When it came to listening to people they thought they could trust, people were really naive and gullible. I’m ashamed of my political party because of that. The “doctors” were so believable that they appeared on nearly every Conservative video podcast, and they used that naivety to their advantage. McCullough and several of his anti-vax cronies eventually formed “The Wellness Company” in which they profited off of the deadly “mRNA vaccine” and “Spike Protein” lies they spread to the world for four years, but don’t even get me started about that. They were so trusted that they were advertising on nearly every platform and video podcast I listened to.
I’ve called out, commented, and warned dozens of those who had those “doctors” on their shows or videos about their lies and misinformation many times- but no one listened to or believed me. I also often rebuked the “mRNA vaccine causes cancer” claims, with the TRUTH that many mRNA vaccines are in the pipeline to PREVENT and SUPPRESS many cancers. Again, no one listened to me or believed me.
It seems that those who believed the mRNA Covid vaccine lies, forgot that the former president created Operation Warp Speed – NOT the current administration who mandated the vaccine and wanted to take credit for the mRNA vaccine cancer curing qualities. The former president, who was responsible for Operation Warp Speed wanted to combat Covid, and believed ALL people should have the choice as to whether they get the vaccine, and not be mandated to do so.

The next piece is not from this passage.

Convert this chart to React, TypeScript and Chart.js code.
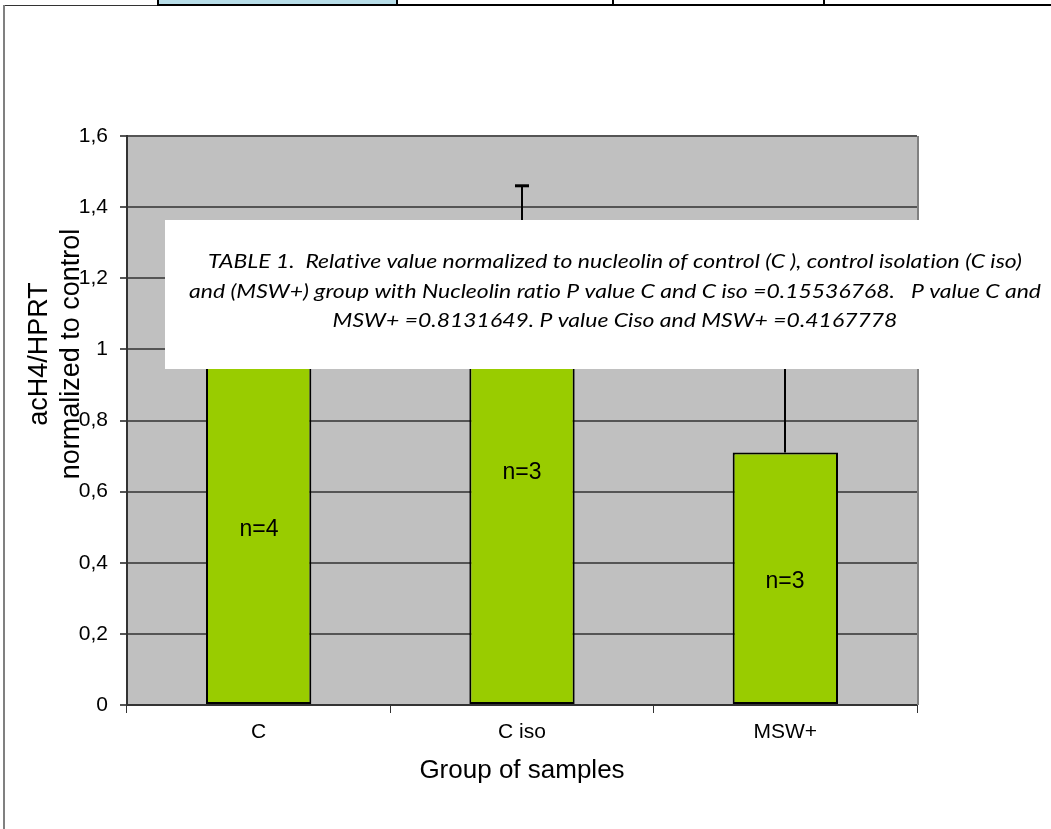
import React, { useEffect, useRef } from "react";
import { Chart, registerables } from "chart.js";

Chart.register(...registerables);

// Groups, mean ratios and their (upper) error bars
const categories = ["C", "C iso", "MSW+"];
const ratioValues = [1.0, 1.32, 0.71];
const errorValues = [0.2, 0.14, 0.4];
const sampleLabels = ["n=4", "n=3", "n=3"];

// Value axis ticks (decimal comma)
const yTickValues = [0, 0.2, 0.4, 0.6, 0.8, 1, 1.2, 1.4, 1.6];
const yTickLabels = ["0", "0,2", "0,4", "0,6", "0,8", "1", "1,2", "1,4", "1,6"];

const yTitleLines = ["acH4/HPRT", "normalized to control"];
const xTitle = "Group of samples";

const noteLines = [
  "TABLE 1.  Relative value normalized to nucleolin of control (C ), control isolation (C iso)",
  "and (MSW+) group with Nucleolin ratio P value C and C iso =0.15536768.   P value C and",
  "MSW+ =0.8131649. P value Ciso and MSW+ =0.4167778",
];

const W = 1051;
const H = 829;
const SANS = '"Liberation Sans", Arial, sans-serif';
const NOTE_FONT = 'Lato, "Open Sans", sans-serif';
const BAR_FILL = "#99cc00";
const PLOT_FILL = "#c0c0c0";

// Page frame: table row fragment on top and the left rule
const framePlugin = {
  id: "frame",
  beforeDraw(chart: any) {
    const { ctx, chartArea } = chart;
    ctx.save();
    ctx.fillStyle = "#ffffff";
    ctx.fillRect(0, 0, W, H);

    // plot background
    ctx.fillStyle = PLOT_FILL;
    ctx.fillRect(chartArea.left, chartArea.top, chartArea.right - chartArea.left, chartArea.bottom - chartArea.top);

    // table cells
    ctx.fillStyle = "#b7dde8";
    ctx.fillRect(157, 0, 241, 5);
    ctx.fillStyle = "#000";
    ctx.fillRect(157, 0, 2, 6);
    ctx.fillRect(396, 0, 2, 6);
    ctx.fillRect(612, 0, 2, 6);
    ctx.fillRect(823, 0, 2, 6);
    ctx.fillRect(157, 4, W - 157, 2);
    ctx.fillStyle = "#333";
    ctx.fillRect(3, 5, 154, 1);
    ctx.fillStyle = "#808080";
    ctx.fillRect(3, 5, 2, H - 5);
    ctx.restore();
  },
  beforeDatasetsDraw(chart: any) {
    const { ctx, chartArea } = chart;
    ctx.save();
    ctx.fillStyle = "#808080";
    ctx.fillRect(chartArea.right, chartArea.top, 2, chartArea.bottom - chartArea.top);
    ctx.restore();
  },
};

// Upper error bars and sample counts inside the bars
const barExtrasPlugin = {
  id: "barExtras",
  afterDatasetsDraw(chart: any) {
    const { ctx } = chart;
    const yScale = chart.scales.y;
    const meta = chart.getDatasetMeta(0);
    ctx.save();
    meta.data.forEach((bar: any, i: number) => {
      const x = Math.round(bar.x);
      const yTop = yScale.getPixelForValue(ratioValues[i] + errorValues[i]);
      ctx.strokeStyle = "#000";
      ctx.lineWidth = 2;
      ctx.beginPath();
      ctx.moveTo(x, bar.y);
      ctx.lineTo(x, yTop);
      ctx.stroke();
      ctx.lineWidth = 3;
      ctx.beginPath();
      ctx.moveTo(x - 7, yTop);
      ctx.lineTo(x + 7, yTop);
      ctx.stroke();

      const yMid = (bar.y + bar.base) / 2 + 3;
      ctx.fillStyle = "#000";
      ctx.font = `23px ${SANS}`;
      ctx.textAlign = "center";
      ctx.textBaseline = "middle";
      ctx.fillText(sampleLabels[i], x, yMid);
    });
    ctx.restore();
  },
};

// Axis titles and the boxed note laid over the plot
const overlayPlugin = {
  id: "overlay",
  afterDraw(chart: any) {
    const { ctx, chartArea } = chart;
    ctx.save();
    ctx.fillStyle = "#000";
    ctx.textAlign = "center";
    ctx.textBaseline = "middle";

    ctx.font = `27px ${SANS}`;
    const yCenter = 354;
    yTitleLines.forEach((line, i) => {
      ctx.save();
      ctx.translate(40 + i * 32, yCenter);
      ctx.rotate(-Math.PI / 2);
      ctx.fillText(line, 0, 0);
      ctx.restore();
    });

    ctx.font = `26px ${SANS}`;
    ctx.fillText(xTitle, (chartArea.left + chartArea.right) / 2, 771);

    // note box
    ctx.fillStyle = "#ffffff";
    ctx.fillRect(165, 220, W - 165, 149);
    ctx.fillStyle = "#000";
    const size = 20;
    ctx.font = `italic ${size}px ${NOTE_FONT}`;
    (ctx as any).letterSpacing = "0.01px";
    const widest = ctx.measureText(noteLines[1]).width;
    const squeeze = 852 / widest;
    ctx.textBaseline = "alphabetic";
    noteLines.forEach((line, i) => {
      ctx.save();
      ctx.translate(615, 268 + i * 29.5);
      ctx.scale(squeeze, 1);
      ctx.fillText(line, 0, 0);
      ctx.restore();
    });
    ctx.restore();
  },
};

export default function App() {
  const canvasRef = useRef<HTMLCanvasElement>(null);

  useEffect(() => {
    const canvas = canvasRef.current;
    if (!canvas) return;
    const chart = new Chart(canvas, {
      type: "bar",
      data: {
        labels: categories,
        datasets: [
          {
            data: ratioValues,
            backgroundColor: BAR_FILL,
            borderColor: "#000",
            borderWidth: 2,
            borderSkipped: false,
            barPercentage: 0.4,
            categoryPercentage: 1,
          },
        ],
      },
      options: {
        responsive: false,
        animation: false,
        devicePixelRatio: 1,
        layout: { padding: { top: 136, right: 134, left: 0, bottom: 0 } },
        plugins: {
          legend: { display: false },
          tooltip: { enabled: false },
          title: { display: false },
        },
        scales: {
          x: {
            afterFit: (s: any) => {
              s.height = 124;
            },
            offset: true,
            grid: {
              display: true,
              offset: true,
              drawOnChartArea: false,
              drawTicks: true,
              tickLength: 8,
              color: "#333",
              lineWidth: 1,
            },
            border: { display: true, color: "#333", width: 2 },
            ticks: { color: "#000", font: { family: SANS, size: 21 }, padding: 7 },
          },
          y: {
            min: 0,
            max: 1.6,
            afterFit: (s: any) => {
              s.width = 127;
            },
            afterBuildTicks: (s: any) => {
              s.ticks = yTickValues.map((v) => ({ value: v }));
            },
            grid: { color: "#555", lineWidth: 2, tickLength: 7, drawTicks: true },
            border: { display: true, color: "#333", width: 2 },
            ticks: {
              color: "#000",
              font: { family: SANS, size: 21 },
              padding: 12,
              callback: (_v: any, i: number) => yTickLabels[i],
            },
          },
        },
      },
      plugins: [framePlugin, barExtrasPlugin, overlayPlugin],
    });
    return () => chart.destroy();
  }, []);

  return (
    <div style={{ position: "absolute", left: 0, top: 0, width: W, height: H }}>
      <canvas ref={canvasRef} width={W} height={H} style={{ display: "block" }} />
    </div>
  );
}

Unfortunately, due to the lies about the thousands of mRNA Covid vaccine deaths, and the mandates, the president who tried to help all people of the country by fast tracking and removing the government red-tape with Operation Warp Speed for approval of the Covid vaccines, was eventually blamed by his own political party for the alleged thousands of mRNA Covid vaccine deaths and the mandates. It also seems that many on the other side of the political aisle believed that the president who formed Operation Warp Speed was far-right Anti-Vax. Both political parties were WRONG and MISINFORMED. My only question now, four years later is: Has any heads rolled yet for the damage the Anti-Vax Fear Mongering & Lies has caused?